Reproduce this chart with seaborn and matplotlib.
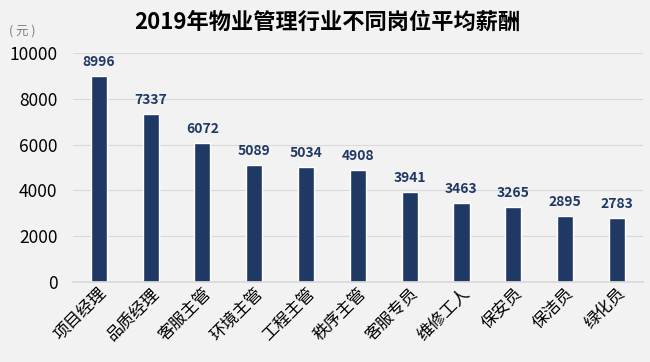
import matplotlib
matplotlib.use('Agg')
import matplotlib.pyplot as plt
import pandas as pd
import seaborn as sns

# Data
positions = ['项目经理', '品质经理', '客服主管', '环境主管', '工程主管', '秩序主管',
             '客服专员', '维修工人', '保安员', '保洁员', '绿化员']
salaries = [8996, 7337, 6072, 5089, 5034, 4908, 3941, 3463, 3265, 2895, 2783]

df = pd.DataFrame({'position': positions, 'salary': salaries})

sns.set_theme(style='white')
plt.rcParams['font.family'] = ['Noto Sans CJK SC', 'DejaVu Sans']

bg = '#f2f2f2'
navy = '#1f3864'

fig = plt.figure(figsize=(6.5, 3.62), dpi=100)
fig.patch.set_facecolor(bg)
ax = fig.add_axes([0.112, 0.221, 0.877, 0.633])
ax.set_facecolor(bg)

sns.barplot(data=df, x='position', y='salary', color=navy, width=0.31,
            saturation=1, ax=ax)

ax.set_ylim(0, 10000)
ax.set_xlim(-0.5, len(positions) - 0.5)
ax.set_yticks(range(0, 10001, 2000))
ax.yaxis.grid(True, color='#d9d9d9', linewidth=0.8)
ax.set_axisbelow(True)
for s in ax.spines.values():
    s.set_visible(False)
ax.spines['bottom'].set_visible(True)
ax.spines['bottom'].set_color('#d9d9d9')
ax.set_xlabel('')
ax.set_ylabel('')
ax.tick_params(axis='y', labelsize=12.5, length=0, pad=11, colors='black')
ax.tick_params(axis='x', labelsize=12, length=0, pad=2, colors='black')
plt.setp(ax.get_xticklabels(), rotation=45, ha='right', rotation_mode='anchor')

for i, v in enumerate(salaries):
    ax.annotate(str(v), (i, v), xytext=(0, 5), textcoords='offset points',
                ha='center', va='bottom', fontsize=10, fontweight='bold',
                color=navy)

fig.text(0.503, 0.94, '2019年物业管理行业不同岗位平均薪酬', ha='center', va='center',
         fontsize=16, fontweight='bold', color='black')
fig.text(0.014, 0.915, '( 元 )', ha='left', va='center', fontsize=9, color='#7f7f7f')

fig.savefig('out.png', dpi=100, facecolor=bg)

*****

* **Given instruction**: Gather all the lines that include the word "matplotlib" and copy them out.

* **Solution for this task**:
Reproduce this chart with seaborn and matplotlib.
import matplotlib
matplotlib.use('Agg')
import matplotlib.pyplot as plt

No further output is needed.